## BEGIN
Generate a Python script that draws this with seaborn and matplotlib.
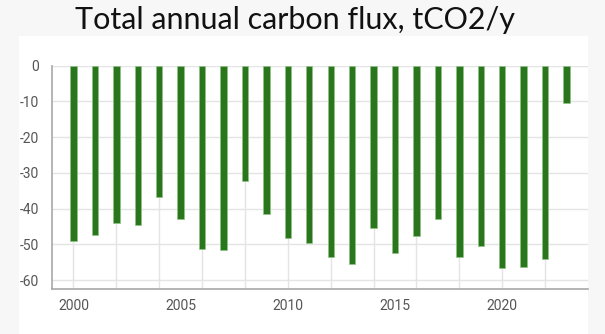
import matplotlib
matplotlib.use("Agg")
import matplotlib.pyplot as plt
from matplotlib.patches import Rectangle
import seaborn as sns
import pandas as pd

years = list(range(2000, 2024))
flux = [-49.2, -47.4, -44.1, -44.6, -36.7, -42.8, -51.3, -51.6, -32.4, -41.5,
        -48.3, -49.5, -53.5, -55.4, -45.4, -52.3, -47.6, -42.9, -53.5, -50.4,
        -56.7, -56.3, -54.0, -10.4]
y_ticks = [0, -10, -20, -30, -40, -50, -60]
x_labels = [2000, 2005, 2010, 2015, 2020]
title = "Total annual carbon flux, tCO2/y"

df = pd.DataFrame({"year": years, "flux": flux})

sns.set_theme(style="white")
plt.rcParams["font.family"] = ["Roboto", "DejaVu Sans"]

fig = plt.figure(figsize=(6.05, 3.34), dpi=100)
fig.patch.set_facecolor("#f7f7f7")
W, H = 605, 334
fig.patches.append(Rectangle((19 / W, 0), (588 - 19) / W, (334 - 36) / H,
                             transform=fig.transFigure, facecolor="white",
                             edgecolor="none", zorder=-5))

ax = fig.add_axes([52 / W, (H - 289) / H, (588 - 52) / W, (289 - 65.7) / H])
ax.set_facecolor("white")

sns.barplot(data=df, x="year", y="flux", native_scale=True, width=0.3,
            color="#2a761c", saturation=1, edgecolor="#8fc486", linewidth=0.5,
            ax=ax, zorder=3)

ax.set_xlim(1999, 2024)
ax.set_ylim(-62.5, 0)

# vertical grid every two years, labels every five
for yr in range(2000, 2024, 2):
    ax.axvline(yr, color="#e4e4e4", lw=1, zorder=1)
for v in y_ticks:
    ax.axhline(v, color="#e4e4e4", lw=1, zorder=1)

ax.set_xticks(x_labels)
ax.set_xticklabels([str(x) for x in x_labels])
ax.set_yticks(y_ticks)
ax.set_yticklabels([str(v) for v in y_ticks])
ax.tick_params(axis="both", length=0, labelsize=10, colors="#555555")
ax.tick_params(axis="x", pad=7)
ax.tick_params(axis="y", pad=9)
ax.set_xlabel("")
ax.set_ylabel("")

for s in ["top", "right"]:
    ax.spines[s].set_visible(False)
for s in ["left", "bottom"]:
    ax.spines[s].set_color("#a8a8a8")
    ax.spines[s].set_linewidth(1.2)

fig.text(295 / W, 1 - 20 / H, title, ha="center", va="center",
         fontsize=22, color="#111111", family=["Lato", "DejaVu Sans"])

fig.savefig("out.png", dpi=100, facecolor=fig.get_facecolor())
## END
Written request:
Search the lines for "seaborn". Copy each line that has it.

Exercise output:
Generate a Python script that draws this with seaborn and matplotlib.
import seaborn as sns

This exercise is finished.